§ **EXERCISE DETAILS**:
Print, word for word, the opening line of the data below and every line after it through the line that contains "14, 15, 6, 3];", but not the pictures.

◇ ◇ ◇ ◇

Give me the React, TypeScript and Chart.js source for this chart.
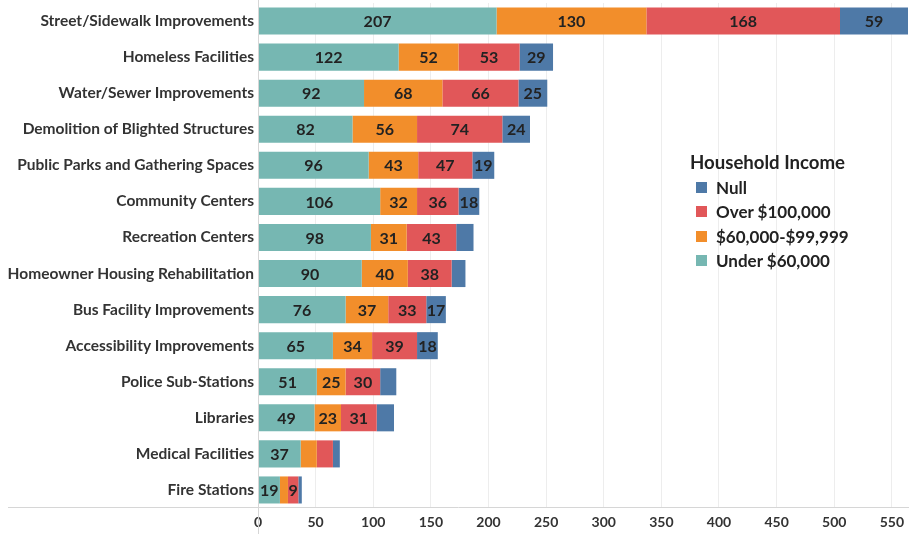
import React, { useEffect, useRef } from "react";
import { Chart, registerables } from "chart.js";

Chart.register(...registerables);

const categories = [
  "Street/Sidewalk Improvements",
  "Homeless Facilities",
  "Water/Sewer Improvements",
  "Demolition of Blighted Structures",
  "Public Parks and Gathering Spaces",
  "Community Centers",
  "Recreation Centers",
  "Homeowner Housing Rehabilitation",
  "Bus Facility Improvements",
  "Accessibility Improvements",
  "Police Sub-Stations",
  "Libraries",
  "Medical Facilities",
  "Fire Stations",
];

const under60k = [207, 122, 92, 82, 96, 106, 98, 90, 76, 65, 51, 49, 37, 19];
const from60kTo100k = [130, 52, 68, 56, 43, 32, 31, 40, 37, 34, 25, 23, 14, 7];
const over100k = [168, 53, 66, 74, 47, 36, 43, 38, 33, 39, 30, 31, 14, 9];
const nullIncome = [59, 29, 25, 24, 19, 18, 15, 12, 17, 18, 14, 15, 6, 3];

// which segment labels are printed (1 = shown)
const showUnder60k = [1, 1, 1, 1, 1, 1, 1, 1, 1, 1, 1, 1, 1, 1];
const show60kTo100k = [1, 1, 1, 1, 1, 1, 1, 1, 1, 1, 1, 1, 0, 0];
const showOver100k = [1, 1, 1, 1, 1, 1, 1, 1, 1, 1, 1, 1, 0, 1];
const showNull = [1, 1, 1, 1, 1, 1, 0, 0, 1, 1, 0, 0, 0, 0];

const xTicks = [0, 50, 100, 150, 200, 250, 300, 350, 400, 450, 500, 550];
const xMax = 564;

const seriesNames = ["Under $60,000", "$60,000-$99,999", "Over $100,000", "Null"];
const seriesColors = ["#76B7B2", "#F28E2B", "#E15759", "#4E79A7"];

const FONT = "Lato, 'Open Sans', sans-serif";
const TEXT = "#333333";

export default function App() {
  const canvasRef = useRef<HTMLCanvasElement | null>(null);

  useEffect(() => {
    document.body.style.margin = "0";
    const canvas = canvasRef.current;
    if (!canvas) return;

    const showFlags = [showUnder60k, show60kTo100k, showOver100k, showNull];

    const labelPlugin = {
      id: "segLabels",
      afterDatasetsDraw(chart: any) {
        const ctx = chart.ctx;
        ctx.save();
        ctx.font = `bold 16px ${FONT}`;
        ctx.fillStyle = "#222222";
        ctx.textAlign = "center";
        ctx.textBaseline = "middle";
        chart.data.datasets.forEach((ds: any, di: number) => {
          const meta = chart.getDatasetMeta(di);
          meta.data.forEach((el: any, i: number) => {
            if (!showFlags[di][i]) return;
            const cx = (el.x + el.base) / 2;
            ctx.fillText(String(ds.data[i]), cx, el.y + 1);
          });
        });
        ctx.restore();
      },
    };

    const axisLinePlugin = {
      id: "axisLines",
      afterDraw(chart: any) {
        const ctx = chart.ctx;
        const a = chart.chartArea;
        ctx.save();
        ctx.strokeStyle = "#d6d6d6";
        ctx.lineWidth = 1;
        ctx.beginPath();
        ctx.moveTo(Math.round(a.left) + 0.5, 0);
        ctx.lineTo(Math.round(a.left) + 0.5, chart.height);
        ctx.moveTo(8, Math.round(a.bottom) - 0.5);
        ctx.lineTo(chart.width, Math.round(a.bottom) - 0.5);
        ctx.stroke();
        ctx.restore();
      },
    };

    const datasets = [under60k, from60kTo100k, over100k, nullIncome].map((d, i) => ({
      label: seriesNames[i],
      data: d,
      backgroundColor: seriesColors[i],
      borderWidth: 0,
      barPercentage: 0.75,
      categoryPercentage: 1,
    }));

    const chart = new Chart(canvas, {
      type: "bar",
      data: { labels: categories, datasets },
      plugins: [labelPlugin, axisLinePlugin],
      options: {
        indexAxis: "y",
        animation: false,
        responsive: true,
        maintainAspectRatio: false,
        layout: { padding: { top: 3, right: 1, left: 0, bottom: 0 } },
        plugins: {
          legend: { display: false },
          tooltip: { enabled: false },
        },
        scales: {
          x: {
            stacked: true,
            min: 0,
            max: xMax,
            afterFit(scale: any) {
              scale.height = 26;
              scale.paddingLeft = 0;
              scale.paddingRight = 0;
            },
            afterBuildTicks(scale: any) {
              scale.ticks = xTicks.map((v) => ({ value: v }));
            },
            grid: { color: "#ededed", drawTicks: false },
            border: { display: false },
            ticks: {
              padding: 6,
              color: TEXT,
              font: { family: FONT, size: 14, weight: "bold" },
              maxRotation: 0,
            },
          },
          y: {
            stacked: true,
            afterFit(scale: any) {
              scale.width = 258;
              scale.paddingTop = 0;
              scale.paddingBottom = 0;
            },
            grid: { display: false, drawTicks: false },
            border: { display: false },
            ticks: {
              padding: 4,
              color: TEXT,
              font: { family: FONT, size: 15.5, weight: "bold" },
              autoSkip: false,
            },
          },
        },
      } as any,
    });

    return () => chart.destroy();
  }, []);

  const legendItems = [...seriesNames].reverse();
  const legendColors = [...seriesColors].reverse();

  return (
    <div style={{ position: "relative", width: 909, height: 534 }}>
      <canvas ref={canvasRef} />
      <div
        style={{
          position: "absolute",
          left: 690,
          top: 149,
          fontFamily: FONT,
          color: "#222",
          fontWeight: "bold",
        }}
      >
        <div style={{ fontSize: 18.6, lineHeight: "26px", marginBottom: 0 }}>Household Income</div>
        {legendItems.map((name, i) => (
          <div
            key={name}
            style={{ display: "flex", alignItems: "center", height: 24.5, fontSize: 17 }}
          >
            <span
              style={{
                display: "inline-block",
                width: 11,
                height: 11,
                marginLeft: 6,
                marginRight: 9,
                background: legendColors[i],
              }}
            />
            {name}
          </div>
        ))}
      </div>
    </div>
  );
}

◇ ◇ ◇ ◇

§ **OUTPUT FOR THIS EXERCISE**:
Give me the React, TypeScript and Chart.js source for this chart.
import React, { useEffect, useRef } from "react";
import { Chart, registerables } from "chart.js";

Chart.register(...registerables);

const categories = [
  "Street/Sidewalk Improvements",
  "Homeless Facilities",
  "Water/Sewer Improvements",
  "Demolition of Blighted Structures",
  "Public Parks and Gathering Spaces",
  "Community Centers",
  "Recreation Centers",
  "Homeowner Housing Rehabilitation",
  "Bus Facility Improvements",
  "Accessibility Improvements",
  "Police Sub-Stations",
  "Libraries",
  "Medical Facilities",
  "Fire Stations",
];

const under60k = [207, 122, 92, 82, 96, 106, 98, 90, 76, 65, 51, 49, 37, 19];
const from60kTo100k = [130, 52, 68, 56, 43, 32, 31, 40, 37, 34, 25, 23, 14, 7];
const over100k = [168, 53, 66, 74, 47, 36, 43, 38, 33, 39, 30, 31, 14, 9];
const nullIncome = [59, 29, 25, 24, 19, 18, 15, 12, 17, 18, 14, 15, 6, 3];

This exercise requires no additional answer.